* Begin *
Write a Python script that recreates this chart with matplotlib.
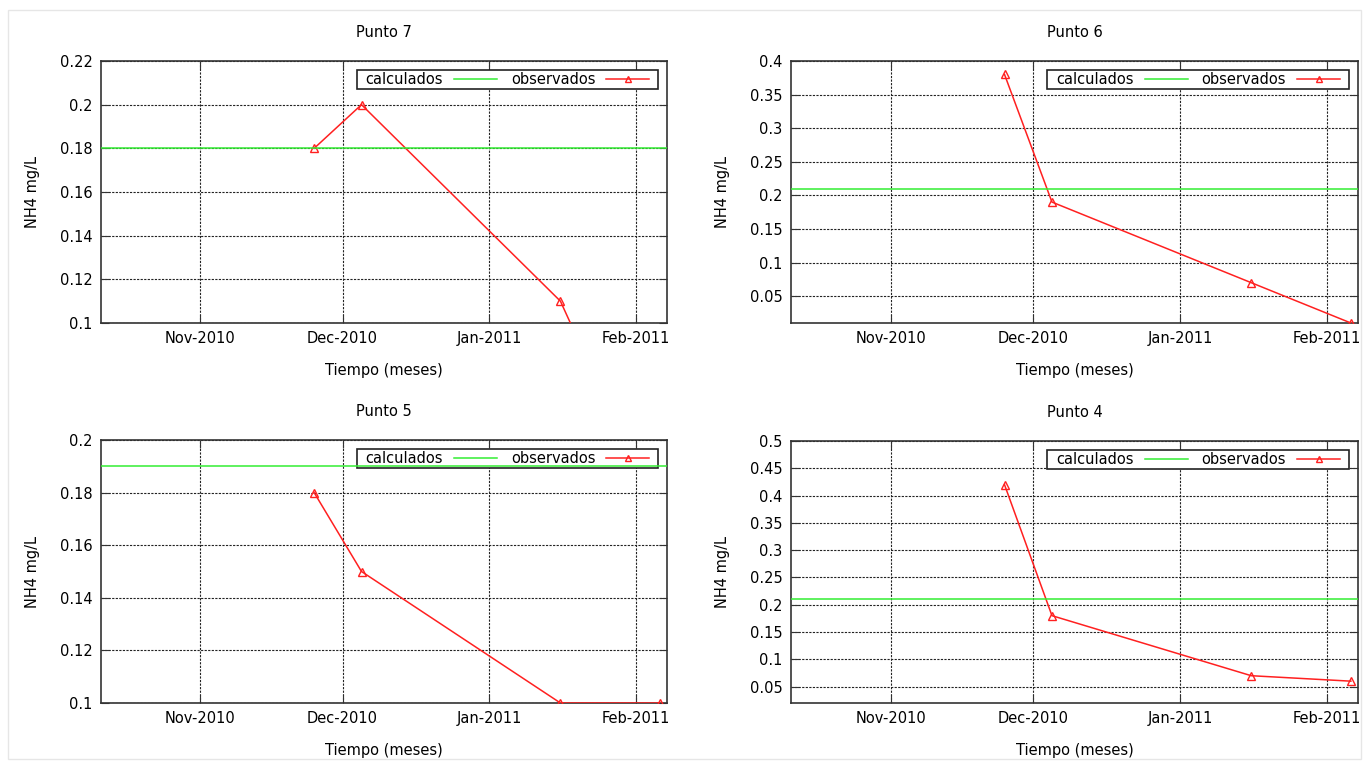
import matplotlib
matplotlib.use('Agg')
import matplotlib.pyplot as plt
import matplotlib.dates as mdates
from matplotlib.patches import Rectangle
from matplotlib.ticker import FuncFormatter, MultipleLocator
from datetime import datetime

# fechas de muestreo
fechas = [datetime(2010, 11, 25), datetime(2010, 12, 5),
          datetime(2011, 1, 16), datetime(2011, 2, 6)]

titulos = ['Punto 7', 'Punto 6', 'Punto 5', 'Punto 4']
calculados = [0.18, 0.21, 0.19, 0.21]
obs_p7 = [0.18, 0.20, 0.11, 0.01]
obs_p6 = [0.38, 0.19, 0.07, 0.01]
obs_p5 = [0.18, 0.15, 0.10, 0.10]
obs_p4 = [0.42, 0.18, 0.07, 0.06]
observados = [obs_p7, obs_p6, obs_p5, obs_p4]

ylims = [(0.1, 0.22), (0.01, 0.4), (0.1, 0.2), (0.02, 0.5)]
ysteps = [0.02, 0.05, 0.02, 0.05]

xmin = datetime(2010, 10, 11)
xmax = datetime(2011, 2, 7, 12)

W, H = 1365, 761
fig = plt.figure(figsize=(W / 100, H / 100), dpi=100)
plt.rcParams['font.family'] = ['DejaVu Sans']

# marco gris claro alrededor de la imagen
fig.patches.append(Rectangle((8 / W, 2 / H), 1353 / W, 749 / H, transform=fig.transFigure,
                             fill=False, edgecolor='#e6e6e6', linewidth=1))

# posiciones de los ejes en pixeles: izquierda, derecha, arriba, abajo
cajas = [(101, 667, 61, 323), (791, 1358, 61, 323),
         (101, 667, 440, 703), (791, 1358, 441, 703)]

fmt = FuncFormatter(lambda v, p: '%g' % round(v, 4))

for i in range(4):
    l, r, t, b = cajas[i]
    ax = fig.add_axes([l / W, 1 - b / H, (r - l) / W, (b - t) / H])

    ax.axhline(calculados[i], color='#33ee33', linewidth=1.1, zorder=7, label='calculados')
    ax.plot(fechas, observados[i], color='#ff2020', linewidth=1.1, marker='^',
            markersize=6, markerfacecolor='none', markeredgecolor='#ff2020',
            markeredgewidth=1, label='observados', zorder=4)

    ax.set_xlim(xmin, xmax)
    ax.set_ylim(*ylims[i])
    ax.yaxis.set_major_locator(MultipleLocator(ysteps[i]))
    ax.yaxis.set_major_formatter(fmt)
    ax.xaxis.set_major_locator(mdates.MonthLocator())
    ax.xaxis.set_major_formatter(mdates.DateFormatter('%b-%Y'))

    ax.grid(True, color='#222222', linestyle=(0, (2, 1.2)), linewidth=0.8)
    ax.tick_params(direction='in', top=True, right=True, length=6, labelsize=10.5,
                   pad=6, color='#333333')
    for s in ax.spines.values():
        s.set_linewidth(1.2)
        s.set_color('#333333')

    ax.set_title(titulos[i], fontsize=10.5, pad=17)
    ax.set_xlabel('Tiempo (meses)', fontsize=10.5, labelpad=12)
    ax.set_ylabel('NH4 mg/L', fontsize=10.5, labelpad=14)

    # caja de la leyenda al estilo gnuplot
    kx0, kx1, ky0, ky1 = 0.452, 0.984, 0.893, 0.966
    ax.add_patch(Rectangle((kx0, ky0), kx1 - kx0, ky1 - ky0, transform=ax.transAxes,
                           facecolor='white', edgecolor='#222222', linewidth=1.2,
                           zorder=5))
    leg = ax.legend(loc='center', bbox_to_anchor=((kx0 + kx1) / 2, (ky0 + ky1) / 2),
                    ncol=2, markerfirst=False, fontsize=10.5, frameon=False,
                    handlelength=2.95, handletextpad=0.75, columnspacing=0.96,
                    borderpad=0, borderaxespad=0, markerscale=0.8)
    leg.set_zorder(6)

fig.savefig('out.png', dpi=100)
* End *
Task prompt:
Would you set down the listing exactly, omitting pictures?

Output for this task:
Write a Python script that recreates this chart with matplotlib.
import matplotlib
matplotlib.use('Agg')
import matplotlib.pyplot as plt
import matplotlib.dates as mdates
from matplotlib.patches import Rectangle
from matplotlib.ticker import FuncFormatter, MultipleLocator
from datetime import datetime

# fechas de muestreo
fechas = [datetime(2010, 11, 25), datetime(2010, 12, 5),
          datetime(2011, 1, 16), datetime(2011, 2, 6)]

titulos = ['Punto 7', 'Punto 6', 'Punto 5', 'Punto 4']
calculados = [0.18, 0.21, 0.19, 0.21]
obs_p7 = [0.18, 0.20, 0.11, 0.01]
obs_p6 = [0.38, 0.19, 0.07, 0.01]
obs_p5 = [0.18, 0.15, 0.10, 0.10]
obs_p4 = [0.42, 0.18, 0.07, 0.06]
observados = [obs_p7, obs_p6, obs_p5, obs_p4]

ylims = [(0.1, 0.22), (0.01, 0.4), (0.1, 0.2), (0.02, 0.5)]
ysteps = [0.02, 0.05, 0.02, 0.05]

xmin = datetime(2010, 10, 11)
xmax = datetime(2011, 2, 7, 12)

W, H = 1365, 761
fig = plt.figure(figsize=(W / 100, H / 100), dpi=100)
plt.rcParams['font.family'] = ['DejaVu Sans']

# marco gris claro alrededor de la imagen
fig.patches.append(Rectangle((8 / W, 2 / H), 1353 / W, 749 / H, transform=fig.transFigure,
                             fill=False, edgecolor='#e6e6e6', linewidth=1))

# posiciones de los ejes en pixeles: izquierda, derecha, arriba, abajo
cajas = [(101, 667, 61, 323), (791, 1358, 61, 323),
         (101, 667, 440, 703), (791, 1358, 441, 703)]

fmt = FuncFormatter(lambda v, p: '%g' % round(v, 4))

for i in range(4):
    l, r, t, b = cajas[i]
    ax = fig.add_axes([l / W, 1 - b / H, (r - l) / W, (b - t) / H])

    ax.axhline(calculados[i], color='#33ee33', linewidth=1.1, zorder=7, label='calculados')
    ax.plot(fechas, observados[i], color='#ff2020', linewidth=1.1, marker='^',
            markersize=6, markerfacecolor='none', markeredgecolor='#ff2020',
            markeredgewidth=1, label='observados', zorder=4)

    ax.set_xlim(xmin, xmax)
    ax.set_ylim(*ylims[i])
    ax.yaxis.set_major_locator(MultipleLocator(ysteps[i]))
    ax.yaxis.set_major_formatter(fmt)
    ax.xaxis.set_major_locator(mdates.MonthLocator())
    ax.xaxis.set_major_formatter(mdates.DateFormatter('%b-%Y'))

    ax.grid(True, color='#222222', linestyle=(0, (2, 1.2)), linewidth=0.8)
    ax.tick_params(direction='in', top=True, right=True, length=6, labelsize=10.5,
                   pad=6, color='#333333')
    for s in ax.spines.values():
        s.set_linewidth(1.2)
        s.set_color('#333333')

    ax.set_title(titulos[i], fontsize=10.5, pad=17)
    ax.set_xlabel('Tiempo (meses)', fontsize=10.5, labelpad=12)
    ax.set_ylabel('NH4 mg/L', fontsize=10.5, labelpad=14)

    # caja de la leyenda al estilo gnuplot
    kx0, kx1, ky0, ky1 = 0.452, 0.984, 0.893, 0.966
    ax.add_patch(Rectangle((kx0, ky0), kx1 - kx0, ky1 - ky0, transform=ax.transAxes,
                           facecolor='white', edgecolor='#222222', linewidth=1.2,
                           zorder=5))
    leg = ax.legend(loc='center', bbox_to_anchor=((kx0 + kx1) / 2, (ky0 + ky1) / 2),
                    ncol=2, markerfirst=False, fontsize=10.5, frameon=False,
                    handlelength=2.95, handletextpad=0.75, columnspacing=0.96,
                    borderpad=0, borderaxespad=0, markerscale=0.8)
    leg.set_zorder(6)

fig.savefig('out.png', dpi=100)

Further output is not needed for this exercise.